Vampiros estão na moda de novo. Apesar do fracasso de “Morbius”, a popularidade da série derivada de “O que fazemos nas sombras” e o retorno da saga “Crepúsculo” atestam a resiliência dos sugadores de sangue. Só o ator inglês Nicholas Hoult deve participar de duas novas obras vampirescas: “Nosferatu”, de Robert Eggers, e “Renfield”, em cartaz nos cinemas.
No romance gótico de Bram Stoker, Renfield era um maníaco manipulado pelo conde Drácula com promessas de imortalidade e um estoque infindável de ratos e insetos para devorar. No longa dirigido por Chris McKay, de “Lego Batman”, o Renfield de Hoult já está cansado de servir de capacho para o príncipe das trevas, interpretado por Nicolas Cage.
Autoajuda
A princípio, Renfield participa de um grupo de apoio para vítimas de relacionamentos tóxicos com o pretexto de conhecer abusadores que mereçam uma mordida de seu mestre. Após testemunhar séculos de carnificina, quer ajudar a humanidade, mas Drácula planeja a dominação mundial. Com frases motivacionais e livros de autoajuda, Renfield terá de se livrar da codependência para deter o dentuço.Além da fotografia em tons neon, a premissa lembra o conflito principal da série “O que fazemos nas sombras”, em que o servo Guillermo busca a aprovação do vampiro Nandor, mas arrisca uma ou outra investida frustrada de liberdade. A relação dos dois, no entanto, tem um quê de comédia romântica homoerótica que faz com que o espectador torça para os dois ficarem juntos.
Ao contrário de Nandor, o Drácula de “Renfield” não tem nada de simpático. Conhecido por uma atuação muitas vezes exagerada, Cage nasceu para o papel do monstro clássico e parece ter se divertido como nunca – exceto pela vez em que fez o vampiro com dentes de plástico em “O beijo do vampiro”, de 1988.
Só é uma pena um trabalho tão galhofeiro estar atrelado a um roteiro fraco e à direção sem graça. Por falta de identidade própria, “Renfield” tenta ser um pouco de tudo – entre comédia, terror, romance, ação e policial –, mas faz um serviço meia boca em todos os fronts.
Awkwafina, de “Shang-Chi e a lenda dos dez anéis”, e Ben Schwartz, voz do ouriço azul em “Sonic – O filme”, são engraçados com pouco esforço, mas sofrem com a falta de material.
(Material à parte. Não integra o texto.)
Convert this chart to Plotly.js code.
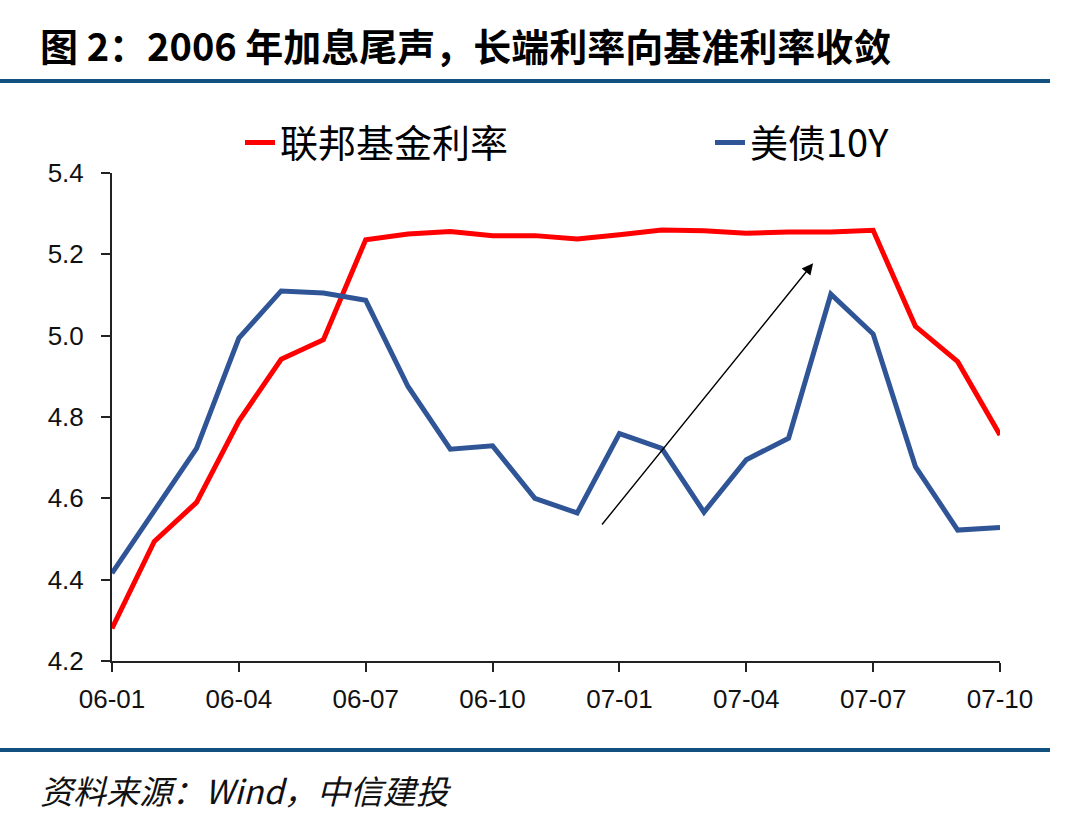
<!DOCTYPE html>
<html>
<head>
<meta charset="utf-8">
<script src="https://cdn.plot.ly/plotly-3.0.1.min.js"></script>
<style>
  html, body { margin: 0; padding: 0; background: #fff; }
  #chart { width: 1080px; height: 821px; }
</style>
</head>
<body>
<div id="chart"></div>
<script>
// ---- data ----
const months = ['06-01','06-02','06-03','06-04','06-05','06-06','06-07','06-08','06-09','06-10','06-11','06-12',
                '07-01','07-02','07-03','07-04','07-05','07-06','07-07','07-08','07-09','07-10'];
const fedFunds = [4.28,4.494,4.59,4.79,4.942,4.99,5.236,5.25,5.256,5.246,5.246,5.238,
                  5.248,5.26,5.258,5.252,5.255,5.255,5.259,5.023,4.936,4.756];
const us10y = [4.416,4.57,4.723,4.994,5.11,5.105,5.087,4.875,4.721,4.729,4.60,4.564,
               4.759,4.723,4.566,4.695,4.748,5.102,5.004,4.678,4.522,4.528];
const tickMonths = ['06-01','06-04','06-07','06-10','07-01','07-04','07-07','07-10'];
const seriesNames = ['联邦基金利率', '美债10Y'];
const titleText = '图 2：2006 年加息尾声，长端利率向基准利率收敛';
const sourceText = '资料来源：Wind，中信建投';
// arrow (data coords: month index, rate)
const arrowFrom = [11.56, 4.532];
const arrowTo = [16.58, 5.178];

const traces = [
  { x: months, y: fedFunds, name: seriesNames[0], type: 'scatter', mode: 'lines',
    line: { color: '#FF0000', width: 5 }, legend: 'legend' },
  { x: months, y: us10y, name: seriesNames[1], type: 'scatter', mode: 'lines',
    line: { color: '#2F5597', width: 5 }, legend: 'legend2' }
];

const axisCommon = {
  showline: true, linecolor: '#222', linewidth: 2,
  ticks: 'outside', ticklen: 9, tickwidth: 2, tickcolor: '#222',
  showgrid: false, zeroline: false,
  tickfont: { family: 'Liberation Sans, Arial, sans-serif', size: 26, color: '#111' }
};

const legendCommon = {
  orientation: 'h', xanchor: 'left', yanchor: 'middle', y: 1.062,
  font: { family: 'Noto Sans CJK SC, Liberation Sans', size: 38, color: '#000' },
  bgcolor: 'rgba(0,0,0,0)', borderwidth: 0
};

const layout = {
  width: 1080, height: 821,
  margin: { l: 112, r: 80, t: 173, b: 160 },
  paper_bgcolor: '#fff', plot_bgcolor: '#fff',
  title: {
    text: '<b>' + titleText + '</b>',
    font: { family: 'Noto Sans CJK SC', size: 38, color: '#000' },
    x: 40 / 1080, xanchor: 'left', xref: 'container',
    y: 1 - 48 / 821, yanchor: 'middle', yref: 'container'
  },
  xaxis: Object.assign({}, axisCommon, {
    type: 'category', range: [0, months.length - 1],
    tickvals: tickMonths, ticktext: tickMonths,
    ticklabelstandoff: 5
  }),
  yaxis: Object.assign({}, axisCommon, {
    range: [4.2, 5.4], dtick: 0.2, tickformat: '.1f',
    ticklabelstandoff: 12
  }),
  showlegend: true,
  legend: Object.assign({}, legendCommon, { x: (240 - 112) / 888 }),
  legend2: Object.assign({}, legendCommon, { x: (710 - 112) / 888 }),
  shapes: [
    { type: 'line', xref: 'paper', yref: 'paper', x0: -112/888, x1: (1050-112)/888,
      y0: (661-81)/488, y1: (661-81)/488, line: { color: '#11507F', width: 4 } },
    { type: 'line', xref: 'paper', yref: 'paper', x0: -112/888, x1: (1050-112)/888,
      y0: (661-750)/488, y1: (661-750)/488, line: { color: '#11507F', width: 4 } }
  ],
  annotations: [
    { xref: 'x', yref: 'y', axref: 'x', ayref: 'y',
      x: arrowTo[0], y: arrowTo[1], ax: arrowFrom[0], ay: arrowFrom[1],
      showarrow: true, arrowhead: 2, arrowsize: 1.6, arrowwidth: 1.4, arrowcolor: '#000', text: '' },
    { xref: 'paper', yref: 'paper', x: (38-112)/888, y: (661-790)/488,
      xanchor: 'left', yanchor: 'middle', showarrow: false,
      text: '<i>' + sourceText + '</i>',
      font: { family: 'Noto Sans CJK SC', size: 33, color: '#111' } }
  ]
};

Plotly.newPlot('chart', traces, layout, { displayModeBar: false, staticPlot: true });
</script>
</body>
</html>
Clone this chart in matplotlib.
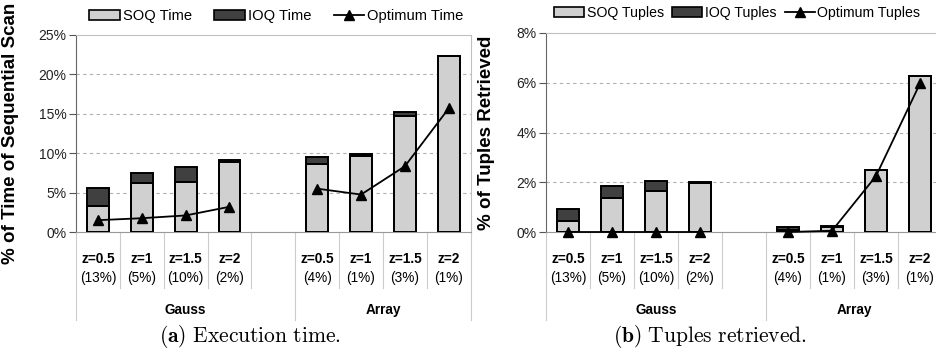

Mesmo sem piadas boas, Awkwafina é o que Buster Keaton chamaria de comediante ideal, pois não faz coisas engraçadas, mas faz as coisas de um jeito engraçado. Graças a seu talento para a comédia física, vê-la caminhando por um corredor é mais gratificante do que boa parte dos diálogos de “Renfield”.
Há uma narração desnecessária no início, que some na metade do filme e até provoca estranhamento quando ressurge no fim. A trilha sonora constante avisa ao público quando é para rir ou se emocionar. Para compensar os gracejos que não funcionam, o diretor aposta na violência cartunesca de corpos que explodem ao menor impacto e com sangue computadorizado que não suja o figurino ou o cenário.
Hoult, que já havia contracenado com Cage em “O sol de cada manhã” quando tinha 16 anos, em 2005, é carismático e tem o visual certo, mas não sustenta um personagem fragilizado emocionalmente e que, sempre que se alimenta de insetos, consegue arrancar braços e cabeças durante sequências elaboradas de luta.
Super-herói
O roteirista estreante Ryan Ridley transformou o criado de Drácula em uma espécie de super-herói, talvez para satisfazer um público mais jovem – ou ao menos o que um produtor de meia-idade acredita que o jovem gostaria de ver.Sem nunca dizer a que veio, “Renfield” exala desespero em agradar, o que é condizente com o puxa-saquismo de um serviçal, mas acaba desperdiçando a abundância de talento envolvido em sua produção.
“RENFIELD – DANDO O SANGUE PELO CHEFE”
EUA, 2023. Direção de Chris McKay. Com Nicholas Hoult, Nicolas Cage, Awkwafina e Ben Schwartz. Em cartaz em salas das redes Cinemark e Cineart.